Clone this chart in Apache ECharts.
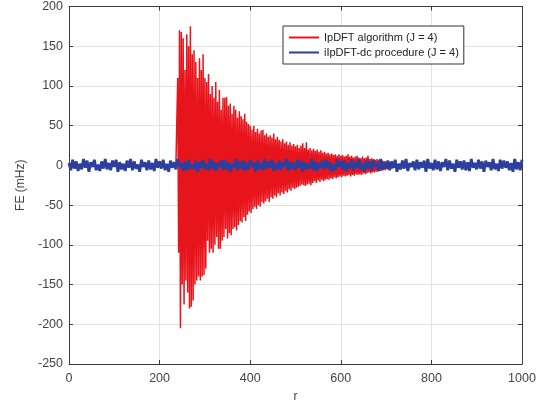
<!DOCTYPE html>
<html>
<head>
<meta charset="utf-8">
<script src="https://cdn.jsdelivr.net/npm/echarts@6/dist/echarts.min.js"></script>
<style>html,body{margin:0;padding:0;background:#fff}#c{width:548px;height:408px}</style>
</head>
<body>
<div id="c"></div>
<script>
// ---- data ----
var xTicks = [0, 200, 400, 600, 800, 1000];
var yTicks = [-250, -200, -150, -100, -50, 0, 50, 100, 150, 200];
var seriesNames = ['IpDFT algorithm (J = 4)', 'iIpDFT-dc procedure (J = 4)'];

// IpDFT algorithm: samples every 2 units of r, starting at r = 236
var redStartR = 236;
var redStepR = 2;
var redValues = [
  0,2,110,-110,170,-205,168,-150,160,-175,
  120,-145,165,-160,150,-180,175,-178,140,-170,
  145,-150,130,-145,110,-140,135,-145,120,-140,
  140,-138,110,-130,105,-95,115,-110,90,-105,
  100,-110,85,-100,105,-90,80,-105,95,-105,
  70,-95,85,-90,85,-80,86,-92,75,-85,
  78,-88,65,-80,75,-78,70,-82,60,-75,
  68,-70,62,-72,58,-65,65,-70,55,-62,
  52,-58,50,-60,45,-55,50,-52,42,-55,
  46,-50,40,-52,44,-46,45,-48,38,-45,
  40,-42,36,-46,38,-40,35,-42,40,-38,
  33,-40,36,-35,32,-38,30,-34,33,-36,
  28,-32,30,-34,26,-30,29,-32,25,-28,
  27,-30,24,-28,26,-27,22,-26,25,-24,
  28,-25,22,-26,29,-24,20,-23,22,-25,
  19,-22,21,-20,18,-22,20,-19,17,-21,
  19,-18,16,-20,17,-18,15,-17,16,-18,
  14,-16,15,-17,13,-15,14,-16,12,-15,
  14,-14,12,-15,13,-13,11,-14,12,-13,
  14,-12,11,-14,12,-12,10,-13,11,-11,
  12,-12,10,-11,9,-12,11,-10,9,-11,
  10,-10,12,-9,8,-10,9,-9,8,-9,
  7,-8,8,-8,7,-7,6,-7,6,-6,
  5,-6,5,-5,4,-5,4,-4,3,-4,
  3,-3,2,-2,0
];

// iIpDFT-dc procedure: samples every 4 units of r, starting at r = 0
var blueStartR = 0;
var blueStepR = 4;
var blueValues = [
  3,-6,7,-4,5,-7,2,-5,8,-3,
  6,-8,4,-2,7,-6,1,-7,5,-4,
  8,-5,3,-6,6,-2,7,-8,4,-5,
  2,-7,6,-3,8,-6,5,-4,1,-8,
  7,-2,4,-6,6,-5,3,-7,8,-3,
  5,-4,7,-6,2,-8,6,-3,4,-5,
  8,-2,3,-7,5,-6,7,-4,1,-5,
  6,-8,4,-3,7,-5,2,-6,8,-4,
  5,-7,3,-2,6,-6,7,-5,4,-8,
  2,-3,8,-6,5,-4,6,-7,3,-5,
  7,-2,4,-8,6,-5,3,-6,8,-4,
  5,-3,7,-7,2,-5,6,-6,4,-2,
  8,-7,5,-4,3,-6,7,-3,6,-8,
  4,-5,2,-4,8,-6,5,-7,3,-3,
  6,-5,7,-4,4,-8,1,-6,8,-2,
  5,-5,6,-7,3,-4,7,-6,4,-3,
  8,-5,2,-8,6,-4,5,-6,7,-2,
  3,-7,8,-5,4,-4,6,-6,5,-3,
  7,-8,2,-5,6,-4,8,-7,3,-2,
  5,-6,7,-5,4,-3,6,-8,8,-4,
  3,-6,7,-5,5,-7,4,-2,8,-6,
  6,-4,2,-8,7,-3,5,-5,6,-6,
  4,-7,8,-3,3,-5,7,-4,5,-8,
  6,-2,4,-6,8,-5,2,-7,7,-4,
  6,-3,5,-6,3,-8,8,-5,4,-6,
  7
];

// ---- build ----
var redData = redValues.map(function (v, i) { return [redStartR + i * redStepR, v]; });
var blueData = blueValues.map(function (v, i) { return [blueStartR + i * blueStepR, v]; });

var font = 'Liberation Sans, Arial, sans-serif';
var axisCol = '#3a3a3a';
var gridCol = '#e2e2e2';
var redCol = '#e8141b';
var blueCol = '#2c3f9f';

function boxAxis(pos, min, max, interval) {
  return {
    type: 'value', position: pos, min: min, max: max, interval: interval,
    axisLine: { show: true, onZero: false, lineStyle: { color: axisCol, width: 1 } },
    axisTick: { show: true, inside: true, length: 4, lineStyle: { color: axisCol } },
    axisLabel: { show: false }, splitLine: { show: false }
  };
}

var chart = echarts.init(document.getElementById('c'));
chart.setOption({
  animation: false,
  backgroundColor: '#fff',
  grid: { left: 69, right: 26, top: 6, bottom: 44 },
  legend: {
    orient: 'vertical',
    left: 283, top: 26,
    icon: 'rect',
    data: [
      { name: seriesNames[0], itemStyle: { color: redCol } },
      { name: seriesNames[1], itemStyle: { color: blueCol } }
    ],
    backgroundColor: '#fff',
    borderColor: '#333', borderWidth: 1, borderRadius: 0,
    padding: [5, 5, 5, 6],
    itemGap: 2, itemWidth: 30, itemHeight: 2,
    textStyle: { fontFamily: font, fontSize: 11, color: '#222', lineHeight: 13 }
  },
  xAxis: [{
    type: 'value', min: xTicks[0], max: xTicks[xTicks.length - 1], interval: 200,
    name: 'r', nameLocation: 'middle', nameGap: 27,
    nameTextStyle: { fontFamily: font, fontSize: 12, color: '#444' },
    axisLine: { show: true, onZero: false, lineStyle: { color: axisCol, width: 1 } },
    axisTick: { show: true, inside: true, length: 4, lineStyle: { color: axisCol } },
    axisLabel: { fontFamily: font, fontSize: 12.5, color: '#444', margin: 8, formatter: function (v) { return String(v); } },
    splitLine: { show: true, lineStyle: { color: gridCol, width: 1 } }
  }, boxAxis('top', xTicks[0], xTicks[xTicks.length - 1], 200)],
  yAxis: [{
    type: 'value', min: yTicks[0], max: yTicks[yTicks.length - 1], interval: 50,
    name: 'FE (mHz)', nameLocation: 'middle', nameGap: 41,
    nameTextStyle: { fontFamily: font, fontSize: 12, color: '#444' },
    axisLine: { show: true, onZero: false, lineStyle: { color: axisCol, width: 1 } },
    axisTick: { show: true, inside: true, length: 4, lineStyle: { color: axisCol } },
    axisLabel: { fontFamily: font, fontSize: 12.5, color: '#444', margin: 6, formatter: function (v) { return String(v); } },
    splitLine: { show: true, lineStyle: { color: gridCol, width: 1 } }
  }, boxAxis('right', yTicks[0], yTicks[yTicks.length - 1], 50)],
  series: [{
    name: seriesNames[0], type: 'line', data: redData,
    symbol: 'none', showSymbol: false,
    lineStyle: { color: redCol, width: 1.5 }, itemStyle: { color: redCol },
    z: 2
  }, {
    name: seriesNames[1], type: 'line', data: blueData,
    symbol: 'none', showSymbol: false,
    lineStyle: { color: blueCol, width: 2.8 }, itemStyle: { color: blueCol },
    z: 3
  }]
});
</script>
</body>
</html>
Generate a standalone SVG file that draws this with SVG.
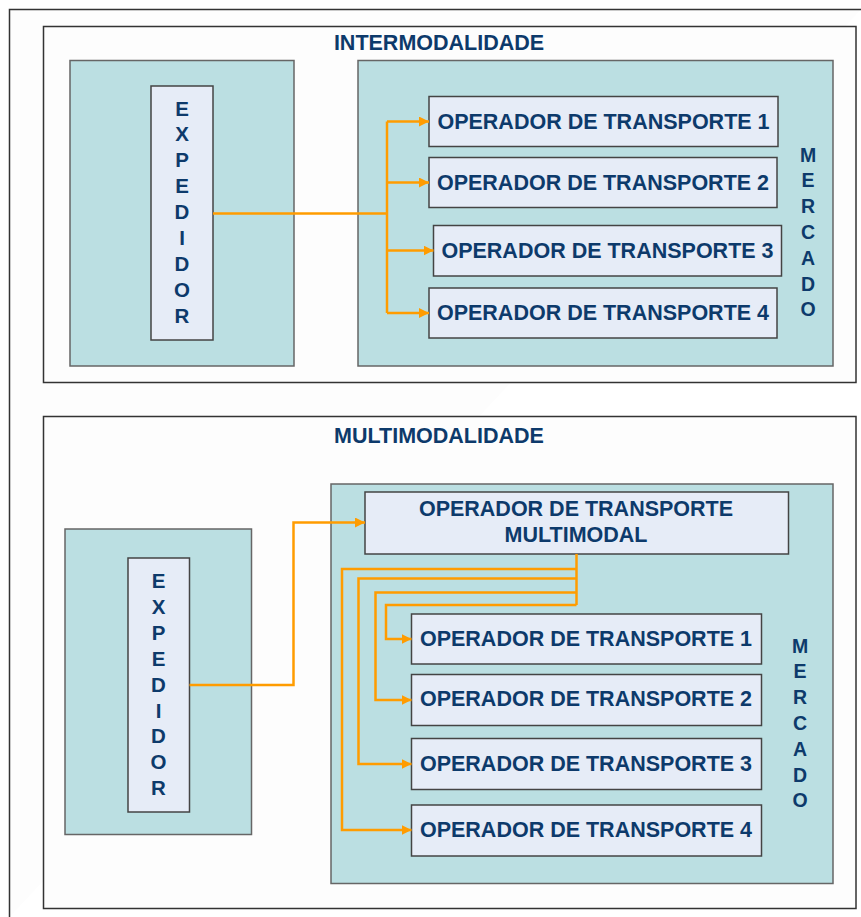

> Exercise requirements
Omit the pictures, and quote the material above exactly as given.

> The completed task
Clone this chart in Apache ECharts.
<!DOCTYPE html>
<html>
<head>
<meta charset="utf-8">
<script src="https://cdn.jsdelivr.net/npm/echarts@6/dist/echarts.min.js"></script>
<style>html,body{margin:0;padding:0;background:#fff}#c{width:548px;height:408px}</style>
</head>
<body>
<div id="c"></div>
<script>
// ---- data ----
var xTicks = [0, 200, 400, 600, 800, 1000];
var yTicks = [-250, -200, -150, -100, -50, 0, 50, 100, 150, 200];
var seriesNames = ['IpDFT algorithm (J = 4)', 'iIpDFT-dc procedure (J = 4)'];

// IpDFT algorithm: samples every 2 units of r, starting at r = 236
var redStartR = 236;
var redStepR = 2;
var redValues = [
  0,2,110,-110,170,-205,168,-150,160,-175,
  120,-145,165,-160,150,-180,175,-178,140,-170,
  145,-150,130,-145,110,-140,135,-145,120,-140,
  140,-138,110,-130,105,-95,115,-110,90,-105,
  100,-110,85,-100,105,-90,80,-105,95,-105,
  70,-95,85,-90,85,-80,86,-92,75,-85,
  78,-88,65,-80,75,-78,70,-82,60,-75,
  68,-70,62,-72,58,-65,65,-70,55,-62,
  52,-58,50,-60,45,-55,50,-52,42,-55,
  46,-50,40,-52,44,-46,45,-48,38,-45,
  40,-42,36,-46,38,-40,35,-42,40,-38,
  33,-40,36,-35,32,-38,30,-34,33,-36,
  28,-32,30,-34,26,-30,29,-32,25,-28,
  27,-30,24,-28,26,-27,22,-26,25,-24,
  28,-25,22,-26,29,-24,20,-23,22,-25,
  19,-22,21,-20,18,-22,20,-19,17,-21,
  19,-18,16,-20,17,-18,15,-17,16,-18,
  14,-16,15,-17,13,-15,14,-16,12,-15,
  14,-14,12,-15,13,-13,11,-14,12,-13,
  14,-12,11,-14,12,-12,10,-13,11,-11,
  12,-12,10,-11,9,-12,11,-10,9,-11,
  10,-10,12,-9,8,-10,9,-9,8,-9,
  7,-8,8,-8,7,-7,6,-7,6,-6,
  5,-6,5,-5,4,-5,4,-4,3,-4,
  3,-3,2,-2,0
];

// iIpDFT-dc procedure: samples every 4 units of r, starting at r = 0
var blueStartR = 0;
var blueStepR = 4;
var blueValues = [
  3,-6,7,-4,5,-7,2,-5,8,-3,
  6,-8,4,-2,7,-6,1,-7,5,-4,
  8,-5,3,-6,6,-2,7,-8,4,-5,
  2,-7,6,-3,8,-6,5,-4,1,-8,
  7,-2,4,-6,6,-5,3,-7,8,-3,
  5,-4,7,-6,2,-8,6,-3,4,-5,
  8,-2,3,-7,5,-6,7,-4,1,-5,
  6,-8,4,-3,7,-5,2,-6,8,-4,
  5,-7,3,-2,6,-6,7,-5,4,-8,
  2,-3,8,-6,5,-4,6,-7,3,-5,
  7,-2,4,-8,6,-5,3,-6,8,-4,
  5,-3,7,-7,2,-5,6,-6,4,-2,
  8,-7,5,-4,3,-6,7,-3,6,-8,
  4,-5,2,-4,8,-6,5,-7,3,-3,
  6,-5,7,-4,4,-8,1,-6,8,-2,
  5,-5,6,-7,3,-4,7,-6,4,-3,
  8,-5,2,-8,6,-4,5,-6,7,-2,
  3,-7,8,-5,4,-4,6,-6,5,-3,
  7,-8,2,-5,6,-4,8,-7,3,-2,
  5,-6,7,-5,4,-3,6,-8,8,-4,
  3,-6,7,-5,5,-7,4,-2,8,-6,
  6,-4,2,-8,7,-3,5,-5,6,-6,
  4,-7,8,-3,3,-5,7,-4,5,-8,
  6,-2,4,-6,8,-5,2,-7,7,-4,
  6,-3,5,-6,3,-8,8,-5,4,-6,
  7
];

// ---- build ----
var redData = redValues.map(function (v, i) { return [redStartR + i * redStepR, v]; });
var blueData = blueValues.map(function (v, i) { return [blueStartR + i * blueStepR, v]; });

var font = 'Liberation Sans, Arial, sans-serif';
var axisCol = '#3a3a3a';
var gridCol = '#e2e2e2';
var redCol = '#e8141b';
var blueCol = '#2c3f9f';

function boxAxis(pos, min, max, interval) {
  return {
    type: 'value', position: pos, min: min, max: max, interval: interval,
    axisLine: { show: true, onZero: false, lineStyle: { color: axisCol, width: 1 } },
    axisTick: { show: true, inside: true, length: 4, lineStyle: { color: axisCol } },
    axisLabel: { show: false }, splitLine: { show: false }
  };
}

var chart = echarts.init(document.getElementById('c'));
chart.setOption({
  animation: false,
  backgroundColor: '#fff',
  grid: { left: 69, right: 26, top: 6, bottom: 44 },
  legend: {
    orient: 'vertical',
    left: 283, top: 26,
    icon: 'rect',
    data: [
      { name: seriesNames[0], itemStyle: { color: redCol } },
      { name: seriesNames[1], itemStyle: { color: blueCol } }
    ],
    backgroundColor: '#fff',
    borderColor: '#333', borderWidth: 1, borderRadius: 0,
    padding: [5, 5, 5, 6],
    itemGap: 2, itemWidth: 30, itemHeight: 2,
    textStyle: { fontFamily: font, fontSize: 11, color: '#222', lineHeight: 13 }
  },
  xAxis: [{
    type: 'value', min: xTicks[0], max: xTicks[xTicks.length - 1], interval: 200,
    name: 'r', nameLocation: 'middle', nameGap: 27,
    nameTextStyle: { fontFamily: font, fontSize: 12, color: '#444' },
    axisLine: { show: true, onZero: false, lineStyle: { color: axisCol, width: 1 } },
    axisTick: { show: true, inside: true, length: 4, lineStyle: { color: axisCol } },
    axisLabel: { fontFamily: font, fontSize: 12.5, color: '#444', margin: 8, formatter: function (v) { return String(v); } },
    splitLine: { show: true, lineStyle: { color: gridCol, width: 1 } }
  }, boxAxis('top', xTicks[0], xTicks[xTicks.length - 1], 200)],
  yAxis: [{
    type: 'value', min: yTicks[0], max: yTicks[yTicks.length - 1], interval: 50,
    name: 'FE (mHz)', nameLocation: 'middle', nameGap: 41,
    nameTextStyle: { fontFamily: font, fontSize: 12, color: '#444' },
    axisLine: { show: true, onZero: false, lineStyle: { color: axisCol, width: 1 } },
    axisTick: { show: true, inside: true, length: 4, lineStyle: { color: axisCol } },
    axisLabel: { fontFamily: font, fontSize: 12.5, color: '#444', margin: 6, formatter: function (v) { return String(v); } },
    splitLine: { show: true, lineStyle: { color: gridCol, width: 1 } }
  }, boxAxis('right', yTicks[0], yTicks[yTicks.length - 1], 50)],
  series: [{
    name: seriesNames[0], type: 'line', data: redData,
    symbol: 'none', showSymbol: false,
    lineStyle: { color: redCol, width: 1.5 }, itemStyle: { color: redCol },
    z: 2
  }, {
    name: seriesNames[1], type: 'line', data: blueData,
    symbol: 'none', showSymbol: false,
    lineStyle: { color: blueCol, width: 2.8 }, itemStyle: { color: blueCol },
    z: 3
  }]
});
</script>
</body>
</html>
Generate a standalone SVG file that draws this with SVG.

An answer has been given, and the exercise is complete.